Il n’est pas venu à Genève ce jeudi pour recevoir le Prix international du dessin de presse 2018 décerné par la Fondation suisse Cartooning for Peace et la ville de Genève pour récompenser son talent et son courage.
A 64 ans, Musa Kart a interdiction de quitter le territoire turc. Dessinateur de presse au quotidien indépendant d’opposition Cumhuriyet, il vient d’être condamné à 3 ans et 9 mois de prison, accusé d’avoir aidé des «terroristes», à savoir le Parti des travailleurs du Kurdistan (PKK) et le prédicateur Fethullah Gülen, un homme que le président turc, Recep Tayyip Erdogan, considère comme le cerveau du coup d’Etat manqué de juillet 2016. Musa Kart a il est vrai une arme, en apparence bien inoffensive: le crayon.

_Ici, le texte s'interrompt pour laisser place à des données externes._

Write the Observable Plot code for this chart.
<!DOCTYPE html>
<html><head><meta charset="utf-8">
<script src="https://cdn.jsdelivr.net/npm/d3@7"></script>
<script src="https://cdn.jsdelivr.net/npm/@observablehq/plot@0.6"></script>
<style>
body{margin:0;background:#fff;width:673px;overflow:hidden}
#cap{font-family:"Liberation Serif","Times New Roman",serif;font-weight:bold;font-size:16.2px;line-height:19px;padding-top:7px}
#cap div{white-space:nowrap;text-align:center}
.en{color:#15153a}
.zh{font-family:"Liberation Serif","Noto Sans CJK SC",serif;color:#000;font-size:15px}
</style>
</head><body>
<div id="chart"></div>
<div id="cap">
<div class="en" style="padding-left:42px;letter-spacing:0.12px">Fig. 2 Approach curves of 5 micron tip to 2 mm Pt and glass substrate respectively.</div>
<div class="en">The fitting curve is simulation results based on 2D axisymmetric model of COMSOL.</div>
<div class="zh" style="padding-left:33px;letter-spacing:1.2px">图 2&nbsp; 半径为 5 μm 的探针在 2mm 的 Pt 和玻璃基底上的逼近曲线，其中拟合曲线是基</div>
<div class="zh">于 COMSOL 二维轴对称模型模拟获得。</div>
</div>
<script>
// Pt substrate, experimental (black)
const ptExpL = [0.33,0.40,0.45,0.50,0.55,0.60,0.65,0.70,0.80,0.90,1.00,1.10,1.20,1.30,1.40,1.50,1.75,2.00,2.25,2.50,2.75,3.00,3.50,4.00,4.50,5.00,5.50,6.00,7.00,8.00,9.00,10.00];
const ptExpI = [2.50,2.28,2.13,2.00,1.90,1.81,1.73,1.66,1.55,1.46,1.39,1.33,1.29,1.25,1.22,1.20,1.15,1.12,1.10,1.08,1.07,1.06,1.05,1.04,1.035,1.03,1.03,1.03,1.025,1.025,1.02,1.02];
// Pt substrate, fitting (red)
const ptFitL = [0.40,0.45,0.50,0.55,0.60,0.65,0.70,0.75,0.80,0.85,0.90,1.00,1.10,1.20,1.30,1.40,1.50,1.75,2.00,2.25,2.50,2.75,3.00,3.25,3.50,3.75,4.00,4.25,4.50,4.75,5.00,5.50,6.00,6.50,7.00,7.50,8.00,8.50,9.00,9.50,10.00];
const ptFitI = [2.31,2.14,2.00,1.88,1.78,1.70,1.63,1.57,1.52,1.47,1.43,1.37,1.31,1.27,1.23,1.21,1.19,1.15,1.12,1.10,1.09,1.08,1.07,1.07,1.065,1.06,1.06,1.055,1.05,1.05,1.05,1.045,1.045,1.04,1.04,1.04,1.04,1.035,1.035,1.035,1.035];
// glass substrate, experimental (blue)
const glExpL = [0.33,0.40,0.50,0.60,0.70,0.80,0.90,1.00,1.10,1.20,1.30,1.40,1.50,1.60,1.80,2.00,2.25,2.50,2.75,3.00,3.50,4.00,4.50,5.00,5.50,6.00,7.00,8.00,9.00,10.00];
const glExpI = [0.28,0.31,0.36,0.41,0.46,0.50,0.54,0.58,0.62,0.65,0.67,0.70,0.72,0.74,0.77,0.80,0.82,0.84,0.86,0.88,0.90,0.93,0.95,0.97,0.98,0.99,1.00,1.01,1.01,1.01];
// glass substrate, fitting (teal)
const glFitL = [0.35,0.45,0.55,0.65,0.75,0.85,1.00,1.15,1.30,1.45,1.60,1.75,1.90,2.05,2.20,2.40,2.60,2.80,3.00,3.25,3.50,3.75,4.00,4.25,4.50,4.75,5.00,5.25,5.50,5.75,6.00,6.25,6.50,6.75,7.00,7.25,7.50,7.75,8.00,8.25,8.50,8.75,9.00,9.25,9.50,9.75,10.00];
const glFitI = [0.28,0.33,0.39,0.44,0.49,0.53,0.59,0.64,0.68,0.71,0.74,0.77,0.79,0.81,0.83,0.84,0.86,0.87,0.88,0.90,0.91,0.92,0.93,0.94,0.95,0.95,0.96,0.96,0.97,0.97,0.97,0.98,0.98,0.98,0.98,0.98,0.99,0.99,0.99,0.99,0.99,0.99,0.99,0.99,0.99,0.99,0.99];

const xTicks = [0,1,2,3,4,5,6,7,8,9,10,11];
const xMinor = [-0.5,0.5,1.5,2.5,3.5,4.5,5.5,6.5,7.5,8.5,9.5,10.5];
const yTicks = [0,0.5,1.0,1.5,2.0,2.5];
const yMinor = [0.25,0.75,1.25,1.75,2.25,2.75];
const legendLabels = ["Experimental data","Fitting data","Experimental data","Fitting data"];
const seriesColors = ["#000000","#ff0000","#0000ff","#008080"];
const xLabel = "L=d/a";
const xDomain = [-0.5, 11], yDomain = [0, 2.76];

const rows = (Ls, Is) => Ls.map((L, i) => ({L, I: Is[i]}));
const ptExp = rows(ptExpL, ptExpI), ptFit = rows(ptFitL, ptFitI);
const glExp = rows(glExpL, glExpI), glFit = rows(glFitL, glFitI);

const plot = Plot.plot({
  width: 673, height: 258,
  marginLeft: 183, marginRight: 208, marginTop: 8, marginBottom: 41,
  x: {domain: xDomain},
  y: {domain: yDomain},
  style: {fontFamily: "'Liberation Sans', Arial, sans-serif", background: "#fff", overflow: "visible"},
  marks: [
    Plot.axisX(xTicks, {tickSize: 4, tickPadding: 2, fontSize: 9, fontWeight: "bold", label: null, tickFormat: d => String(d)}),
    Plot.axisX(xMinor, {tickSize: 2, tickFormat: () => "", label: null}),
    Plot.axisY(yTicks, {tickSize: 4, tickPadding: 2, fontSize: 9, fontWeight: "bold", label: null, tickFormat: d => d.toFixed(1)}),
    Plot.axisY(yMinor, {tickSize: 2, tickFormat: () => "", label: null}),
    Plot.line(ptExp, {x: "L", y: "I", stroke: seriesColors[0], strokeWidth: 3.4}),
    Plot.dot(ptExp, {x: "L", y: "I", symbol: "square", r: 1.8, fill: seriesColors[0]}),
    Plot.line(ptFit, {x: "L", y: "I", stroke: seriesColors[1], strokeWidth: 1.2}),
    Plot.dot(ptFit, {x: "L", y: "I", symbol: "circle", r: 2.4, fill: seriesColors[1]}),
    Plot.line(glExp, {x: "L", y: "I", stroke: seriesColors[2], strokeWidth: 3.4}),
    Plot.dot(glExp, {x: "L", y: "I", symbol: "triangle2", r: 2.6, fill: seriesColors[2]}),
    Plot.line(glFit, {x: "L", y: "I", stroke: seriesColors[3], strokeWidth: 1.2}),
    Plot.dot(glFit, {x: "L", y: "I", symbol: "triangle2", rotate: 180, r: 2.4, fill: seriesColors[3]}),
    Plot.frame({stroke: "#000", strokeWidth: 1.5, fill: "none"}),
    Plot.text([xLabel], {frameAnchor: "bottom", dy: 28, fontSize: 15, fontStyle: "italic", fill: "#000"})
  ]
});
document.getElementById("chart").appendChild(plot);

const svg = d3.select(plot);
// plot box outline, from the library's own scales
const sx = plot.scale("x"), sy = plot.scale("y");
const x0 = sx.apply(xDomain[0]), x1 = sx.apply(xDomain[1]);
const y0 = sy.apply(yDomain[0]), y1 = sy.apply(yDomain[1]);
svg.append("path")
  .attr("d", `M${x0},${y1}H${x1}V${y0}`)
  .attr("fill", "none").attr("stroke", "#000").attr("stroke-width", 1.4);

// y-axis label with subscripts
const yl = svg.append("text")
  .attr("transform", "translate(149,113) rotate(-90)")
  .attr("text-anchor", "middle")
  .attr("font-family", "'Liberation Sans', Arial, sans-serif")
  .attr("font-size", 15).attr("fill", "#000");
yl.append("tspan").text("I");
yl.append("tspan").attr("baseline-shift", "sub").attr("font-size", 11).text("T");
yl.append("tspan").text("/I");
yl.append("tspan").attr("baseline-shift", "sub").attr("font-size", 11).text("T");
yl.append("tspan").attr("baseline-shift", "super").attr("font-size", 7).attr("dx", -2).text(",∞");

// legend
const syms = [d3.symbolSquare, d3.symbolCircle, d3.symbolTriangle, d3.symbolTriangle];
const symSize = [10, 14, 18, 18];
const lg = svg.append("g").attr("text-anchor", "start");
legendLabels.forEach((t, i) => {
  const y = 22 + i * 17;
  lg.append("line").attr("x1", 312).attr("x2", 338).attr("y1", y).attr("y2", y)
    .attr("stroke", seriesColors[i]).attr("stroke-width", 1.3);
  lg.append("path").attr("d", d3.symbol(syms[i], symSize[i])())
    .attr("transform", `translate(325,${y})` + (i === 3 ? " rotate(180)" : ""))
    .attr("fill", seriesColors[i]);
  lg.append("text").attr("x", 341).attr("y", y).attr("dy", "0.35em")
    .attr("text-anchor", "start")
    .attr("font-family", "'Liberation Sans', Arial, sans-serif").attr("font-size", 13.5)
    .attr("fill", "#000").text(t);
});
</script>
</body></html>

«Insulte au chef de l’Etat»
Sa condamnation, avec quatorze de ses collègues du quotidien Cumhuriyet, n’est pas définitive car les journalistes vont tous faire appel d’une décision jugée «absurde». Elle se réfère à un dessin que le pouvoir turc considère comme une «insulte au chef de l’Etat» en vertu d’un article controversé du Code pénal. Or que montrait le dessin? Deux voleurs dérobant de l’argent d’un coffre-fort et une phrase prononcée par l'un d'eux: «Ne te presse pas, notre guetteur est un hologramme.» L’allusion à Erdogan ne fait aucun doute, le président turc s’étant présenté sous la forme d’un hologramme lors d’un meeting. Le dessin visait à dénoncer une affaire de blanchiment d’argent dans laquelle sont impliquées plusieurs personnalités proches du pouvoir.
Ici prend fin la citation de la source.